OBJECTIVE — Only the lines from the start of the data below through the line that contains "ax = fig.add_axes([121/1337, 1" are to be copied, exactly and without pictures.
Start of STORED DATA
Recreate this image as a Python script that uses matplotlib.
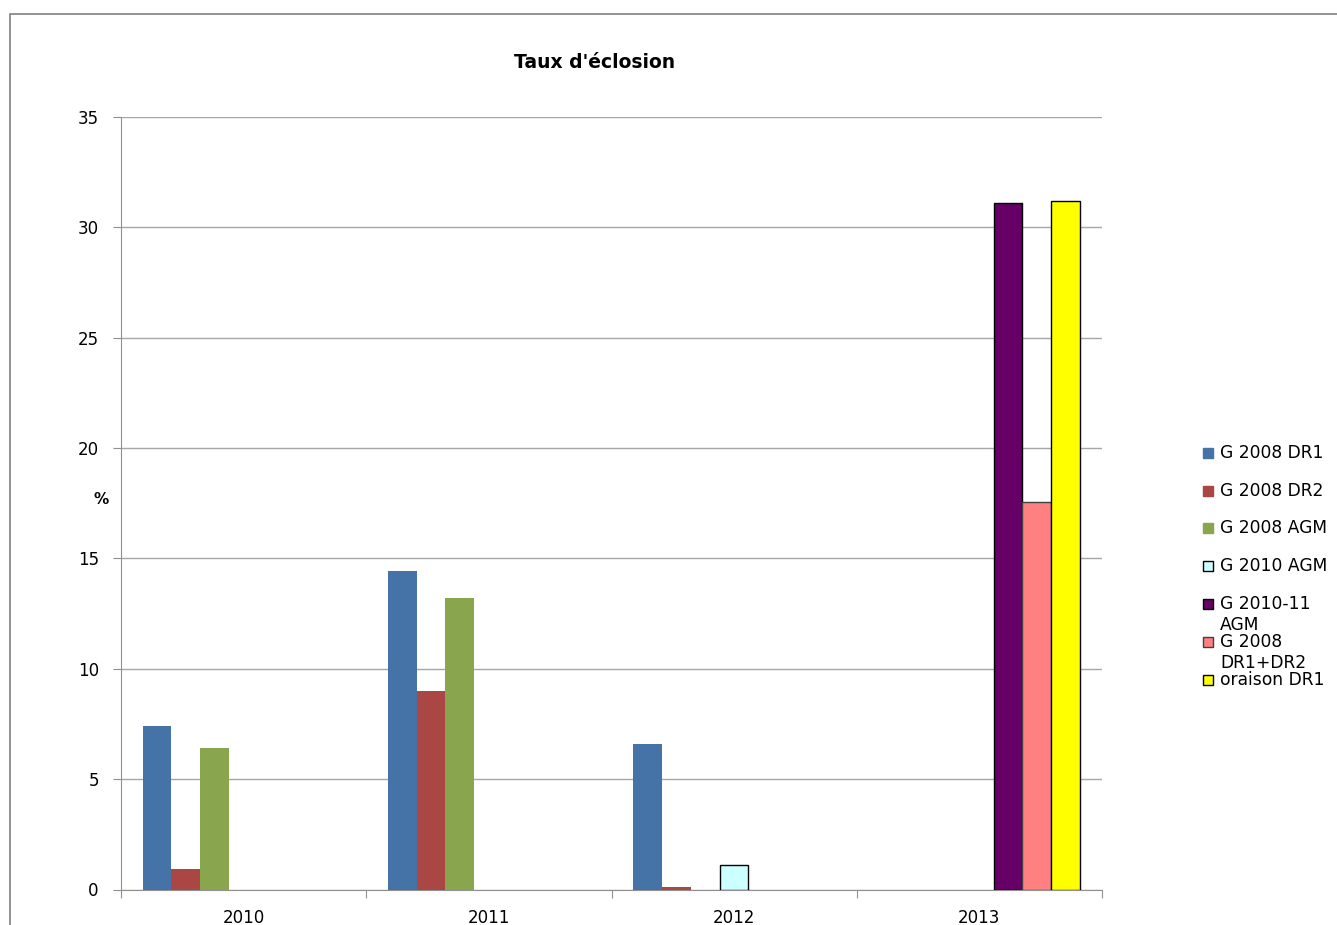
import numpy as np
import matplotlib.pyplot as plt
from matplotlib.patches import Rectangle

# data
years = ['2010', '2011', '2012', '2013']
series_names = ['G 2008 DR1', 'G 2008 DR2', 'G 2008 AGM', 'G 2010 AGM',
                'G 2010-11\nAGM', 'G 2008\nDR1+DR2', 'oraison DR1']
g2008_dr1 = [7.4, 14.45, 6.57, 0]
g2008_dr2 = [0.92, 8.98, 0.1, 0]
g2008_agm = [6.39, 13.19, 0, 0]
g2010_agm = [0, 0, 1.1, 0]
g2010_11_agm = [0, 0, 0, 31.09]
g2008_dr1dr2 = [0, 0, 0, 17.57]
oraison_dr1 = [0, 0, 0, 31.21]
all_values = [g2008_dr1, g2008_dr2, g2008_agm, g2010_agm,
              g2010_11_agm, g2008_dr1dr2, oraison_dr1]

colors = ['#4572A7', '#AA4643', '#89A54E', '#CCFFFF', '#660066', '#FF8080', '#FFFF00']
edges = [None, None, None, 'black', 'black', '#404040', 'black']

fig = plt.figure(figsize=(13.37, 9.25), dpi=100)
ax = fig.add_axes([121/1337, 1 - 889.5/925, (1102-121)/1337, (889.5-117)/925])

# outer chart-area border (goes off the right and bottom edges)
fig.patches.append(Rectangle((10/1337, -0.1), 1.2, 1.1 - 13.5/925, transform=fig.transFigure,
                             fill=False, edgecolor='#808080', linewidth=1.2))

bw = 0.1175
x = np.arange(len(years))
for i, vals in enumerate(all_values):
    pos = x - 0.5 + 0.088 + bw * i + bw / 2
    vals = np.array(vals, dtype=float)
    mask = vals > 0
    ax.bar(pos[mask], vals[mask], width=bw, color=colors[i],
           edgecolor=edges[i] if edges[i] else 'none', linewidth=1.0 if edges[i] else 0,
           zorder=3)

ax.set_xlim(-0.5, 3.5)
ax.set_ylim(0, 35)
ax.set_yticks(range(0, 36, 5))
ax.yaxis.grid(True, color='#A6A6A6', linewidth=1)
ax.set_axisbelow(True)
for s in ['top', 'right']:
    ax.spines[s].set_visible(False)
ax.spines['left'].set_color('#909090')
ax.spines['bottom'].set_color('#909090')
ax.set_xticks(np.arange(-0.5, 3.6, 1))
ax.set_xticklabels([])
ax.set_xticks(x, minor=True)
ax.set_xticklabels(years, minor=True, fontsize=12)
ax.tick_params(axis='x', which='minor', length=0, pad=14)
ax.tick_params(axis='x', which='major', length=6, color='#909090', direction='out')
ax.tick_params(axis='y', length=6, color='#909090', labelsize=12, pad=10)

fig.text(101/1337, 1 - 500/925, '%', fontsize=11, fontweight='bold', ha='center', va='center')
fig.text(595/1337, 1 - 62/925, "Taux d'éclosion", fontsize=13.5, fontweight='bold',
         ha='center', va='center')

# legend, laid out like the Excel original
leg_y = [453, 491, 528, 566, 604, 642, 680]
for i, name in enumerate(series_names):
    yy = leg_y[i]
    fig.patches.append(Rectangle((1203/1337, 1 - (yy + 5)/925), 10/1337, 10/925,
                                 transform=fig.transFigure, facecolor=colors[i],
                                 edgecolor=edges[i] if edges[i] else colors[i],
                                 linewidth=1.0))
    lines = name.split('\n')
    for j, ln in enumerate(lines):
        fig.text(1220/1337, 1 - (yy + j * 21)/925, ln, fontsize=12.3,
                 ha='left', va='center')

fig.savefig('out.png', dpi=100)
End of STORED DATA
REPLY —
Recreate this image as a Python script that uses matplotlib.
import numpy as np
import matplotlib.pyplot as plt
from matplotlib.patches import Rectangle

# data
years = ['2010', '2011', '2012', '2013']
series_names = ['G 2008 DR1', 'G 2008 DR2', 'G 2008 AGM', 'G 2010 AGM',
                'G 2010-11\nAGM', 'G 2008\nDR1+DR2', 'oraison DR1']
g2008_dr1 = [7.4, 14.45, 6.57, 0]
g2008_dr2 = [0.92, 8.98, 0.1, 0]
g2008_agm = [6.39, 13.19, 0, 0]
g2010_agm = [0, 0, 1.1, 0]
g2010_11_agm = [0, 0, 0, 31.09]
g2008_dr1dr2 = [0, 0, 0, 17.57]
oraison_dr1 = [0, 0, 0, 31.21]
all_values = [g2008_dr1, g2008_dr2, g2008_agm, g2010_agm,
              g2010_11_agm, g2008_dr1dr2, oraison_dr1]

colors = ['#4572A7', '#AA4643', '#89A54E', '#CCFFFF', '#660066', '#FF8080', '#FFFF00']
edges = [None, None, None, 'black', 'black', '#404040', 'black']

fig = plt.figure(figsize=(13.37, 9.25), dpi=100)
ax = fig.add_axes([121/1337, 1 - 889.5/925, (1102-121)/1337, (889.5-117)/925])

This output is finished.